A lawsuit is seeking to strike down a proposed constitutional amendment allowing a photo identification mandate for Missouri voters.

An attorney backing the lawsuit told The Associated Press Thursday that it contends the ballot summary approved by legislators is misleading and asks a judge to block the measure from the 2012 ballot.

Online court records (number 11AC-CC00439) show the lawsuit was filed Wednesday in Cole County Circuit Court.

The Republican-led Legislature earlier this year passed a proposed constitutional amendment that would allow a photo ID mandate and set parameters for a potential early voting period. If voters adopt the amendment, a separate law still would be needed to implement the provisions – and a recent veto from Mo. Gov. Jay Nixon would also hinder the law’s progress.

The proposed amendment seeks to get around a 2006 state Supreme Court ruling that declared a previous photo ID law unconstitutional.

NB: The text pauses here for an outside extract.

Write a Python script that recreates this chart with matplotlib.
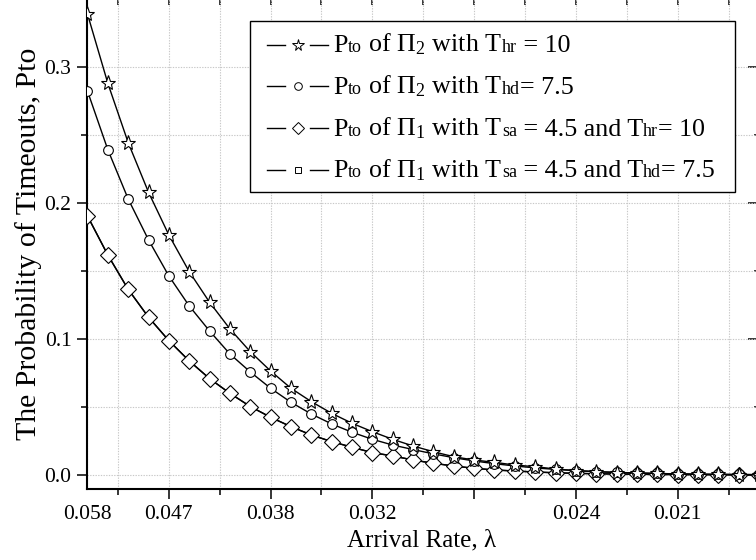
import matplotlib
matplotlib.use("Agg")
import matplotlib.pyplot as plt
from matplotlib.offsetbox import AnchoredOffsetbox, HPacker, VPacker, TextArea, DrawingArea
from matplotlib.lines import Line2D
from matplotlib.ticker import FixedLocator

SERIF = "Liberation Serif"
plt.rcParams["font.family"] = [SERIF, "DejaVu Serif"]
plt.rcParams["mathtext.fontset"] = "custom"
plt.rcParams["mathtext.rm"] = SERIF
plt.rcParams["mathtext.it"] = SERIF
plt.rcParams["mathtext.default"] = "regular"

# ---- data (x: sample position on the inverse-rate axis) ----
x_vals = [17.25 + k for k in range(34)]

star_hr = [0.3387, 0.2878, 0.2442, 0.2077, 0.1763, 0.1494, 0.1269, 0.1073, 0.0906,
           0.0764, 0.0637, 0.0539, 0.0453, 0.0380, 0.0318, 0.0262, 0.0213, 0.0171,
           0.0134, 0.0110, 0.0093, 0.0073, 0.0061, 0.0044, 0.0032, 0.0024, 0.0018,
           0.0015, 0.0011, 0.0008, 0.0006, 0.0004, 0.0003, 0.0002]
circle_hd = [0.2821, 0.2390, 0.2028, 0.1727, 0.1462, 0.1242, 0.1058, 0.0889, 0.0757,
             0.0637, 0.0534, 0.0448, 0.0375, 0.0314, 0.0262, 0.0220, 0.0187, 0.0155,
             0.0127, 0.0103, 0.0083, 0.0066, 0.0052, 0.0041, 0.0032, 0.0025, 0.0019,
             0.0015, 0.0011, 0.0008, 0.0006, 0.0005, 0.0004, 0.0003]
diamond_sa_hr = [0.1903, 0.1616, 0.1364, 0.1159, 0.0987, 0.0838, 0.0708, 0.0600, 0.0503,
                 0.0424, 0.0355, 0.0294, 0.0245, 0.0204, 0.0164, 0.0140, 0.0110, 0.0086,
                 0.0066, 0.0049, 0.0037, 0.0029, 0.0022, 0.0016, 0.0012, 0.0009, 0.0007,
                 0.0005, 0.0004, 0.0003, 0.0002, 0.0002, 0.0001, 0.0001]
square_sa_hd = [0.1903, 0.1616, 0.1364, 0.1159, 0.0987, 0.0838, 0.0708, 0.0600, 0.0503,
                0.0424, 0.0355, 0.0294, 0.0245, 0.0204, 0.0164, 0.0140, 0.0110, 0.0086,
                0.0066, 0.0049, 0.0037, 0.0029, 0.0022, 0.0016, 0.0012, 0.0009, 0.0007,
                0.0005, 0.0004, 0.0003, 0.0002, 0.0002, 0.0001, 0.0001]

x_major = [17.23, 21.25, 26.25, 31.25, 36.25, 41.25, 46.25]
x_major_labels = ["0.058", "0.047", "0.038", "0.032", "", "0.024", "0.021"]
x_minor = [18.75, 23.75, 28.75, 33.75, 38.75, 43.75, 48.75]
y_major = [0.0, 0.1, 0.2, 0.3]
y_major_labels = ["0.0", "0.1", "0.2", "0.3"]
y_minor = [0.05, 0.15, 0.25]

legend_rows = [
    [("P", 0), ("to", 1), (" of Π$_2$ with T", 0), ("hr", 1), (" = 10", 0)],
    [("P", 0), ("to", 1), (" of Π$_2$ with T", 0), ("hd", 1), ("= 7.5", 0)],
    [("P", 0), ("to", 1), (" of Π$_1$ with T", 0), ("sa", 1), (" = 4.5 and T", 0), ("hr", 1), ("= 10", 0)],
    [("P", 0), ("to", 1), (" of Π$_1$ with T", 0), ("sa", 1), (" = 4.5 and T", 0), ("hd", 1), ("= 7.5", 0)],
]

# ---- figure ----
fig = plt.figure(figsize=(7.56, 5.6), dpi=100)
ax = fig.add_axes([87 / 756, 1 - 489 / 560, 670 / 756, 490 / 560])
ax.set_xlim(17.227, 50.15)
ax.set_ylim(-0.0103, 0.3497)

styles = [
    (square_sa_hd, "s", 6.0),
    (diamond_sa_hr, "D", 7.8),
    (circle_hd, "o", 7.0),
    (star_hr, "*", 11.0),
]
for z, (vals, mk, ms) in enumerate(styles):
    ax.plot(x_vals, vals, color="black", lw=1.0, marker=mk, ms=ms,
            mfc="white", mec="black", mew=0.8, zorder=3 + z, clip_on=True)

ax.xaxis.set_major_locator(FixedLocator(x_major))
ax.set_xticklabels(x_major_labels)
ax.xaxis.set_minor_locator(FixedLocator(x_minor))
ax.yaxis.set_major_locator(FixedLocator(y_major))
ax.set_yticklabels(y_major_labels)
ax.yaxis.set_minor_locator(FixedLocator(y_minor))

ax.grid(True, which="both", color="#c8c8c8", linestyle=(0, (1.2, 1.2)), lw=0.8, zorder=0)

ax.tick_params(which="both", direction="out", width=1.1, labelsize=15.5,
               top=False, right=False)
ax.tick_params(which="major", length=7.2, pad=4)
ax.tick_params(which="minor", length=4.0)
ax.tick_params(axis="x", which="major", pad=4.5)
ax.xaxis.get_major_ticks()[0].tick1line.set_visible(False)
for s in ax.spines.values():
    s.set_linewidth(1.5)
ax.spines["top"].set_visible(False)
ax.spines["right"].set_visible(False)

# inward ticks along the cropped top / right edges
sec_x = ax.secondary_xaxis("top")
sec_x.xaxis.set_major_locator(FixedLocator(x_major[1:]))
sec_x.xaxis.set_minor_locator(FixedLocator(x_minor))
sec_x.tick_params(which="both", direction="in", length=4, width=1.1, labeltop=False)
sec_x.spines["top"].set_visible(False)
sec_y = ax.secondary_yaxis("right")
sec_y.yaxis.set_major_locator(FixedLocator(y_major))
sec_y.yaxis.set_minor_locator(FixedLocator(y_minor))
sec_y.tick_params(which="major", direction="in", length=6.5, width=1.1, labelright=False)
sec_y.tick_params(which="minor", direction="in", length=2.5, width=1.1, labelright=False)
sec_y.spines["right"].set_visible(False)

ax.set_xlabel("Arrival Rate, λ", fontsize=18, labelpad=4)
ax.set_ylabel("The Probability of Timeouts, Pto", fontsize=21.5, labelpad=1.5)

# ---- legend ----
markers = [("*", 8.5), ("o", 5.5), ("D", 6.0), ("s", 4.5)]
BIG, SMALL = 18.7, 13
rows = []
for (mk, ms), parts in zip(markers, legend_rows):
    da = DrawingArea(44, 14, 0, 0)
    da.add_artist(Line2D([0, 13], [7, 7], color="black", lw=1.0))
    da.add_artist(Line2D([31, 44], [7, 7], color="black", lw=1.0))
    da.add_artist(Line2D([22], [7], marker=mk, ms=ms, mfc="white", mec="black",
                         mew=0.7, ls="none"))
    tas = [TextArea(t, textprops=dict(fontsize=(SMALL if sm else BIG), family=SERIF))
           for t, sm in parts]
    txt = HPacker(children=tas, align="baseline", pad=0, sep=0)
    rows.append(HPacker(children=[da, txt], align="center", pad=0, sep=4))
box = VPacker(children=rows, align="left", pad=0, sep=11.7)
col = VPacker(children=[DrawingArea(1, 8.0), box, DrawingArea(1, 6.5)], align="left", pad=0, sep=0)
framed = HPacker(children=[DrawingArea(12.2, 1), col, DrawingArea(14.4, 1)],
                 align="center", pad=0, sep=0)
anch = AnchoredOffsetbox(loc="upper left", child=framed, pad=0, borderpad=0,
                         frameon=True, prop=dict(size=10),
                         bbox_to_anchor=(250 / 756, 1 - 20.7 / 560),
                         bbox_transform=fig.transFigure)
anch.patch.set_boxstyle("square,pad=0")
anch.patch.set_edgecolor("black")
anch.patch.set_linewidth(1.0)
anch.zorder = 10
ax.add_artist(anch)

fig.savefig("out.png", dpi=100)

The voter ID laws popping up around the country under the guise of “preventing voter fraud” are part and parcel of the right’s longstanding belief that not everybody should have the right to vote — not because certain people are better than others — although there seems to be an element of racism involved, as E.J. Dionne explains — not because vote fraud is a problem – it isn’t — but because they understand that as the voting populace goes down their chances of maintaining power goes up. We know this because Paul Weyrich, one of the founding members of the American Legislative Exchange Council (ALEC), the ultra-conservative think tank where these ideas originate, came right out and said so in 1980.

Now many of our Christians have what I call the goo-goo syndrome — good government. They want everybody to vote. I don’t want everybody to vote. Elections are not won by a majority of people, they never have been from the beginning of our country and they are not now. As a matter of fact, our leverage in the elections quite candidly goes up as the voting populace goes down.

The voter ID mandate is another chilling reminder of just how effective the extreme right has been in moving Weyrich’s voter suppression agenda forward. Hopefully this court challenge will put an end to it in Missouri.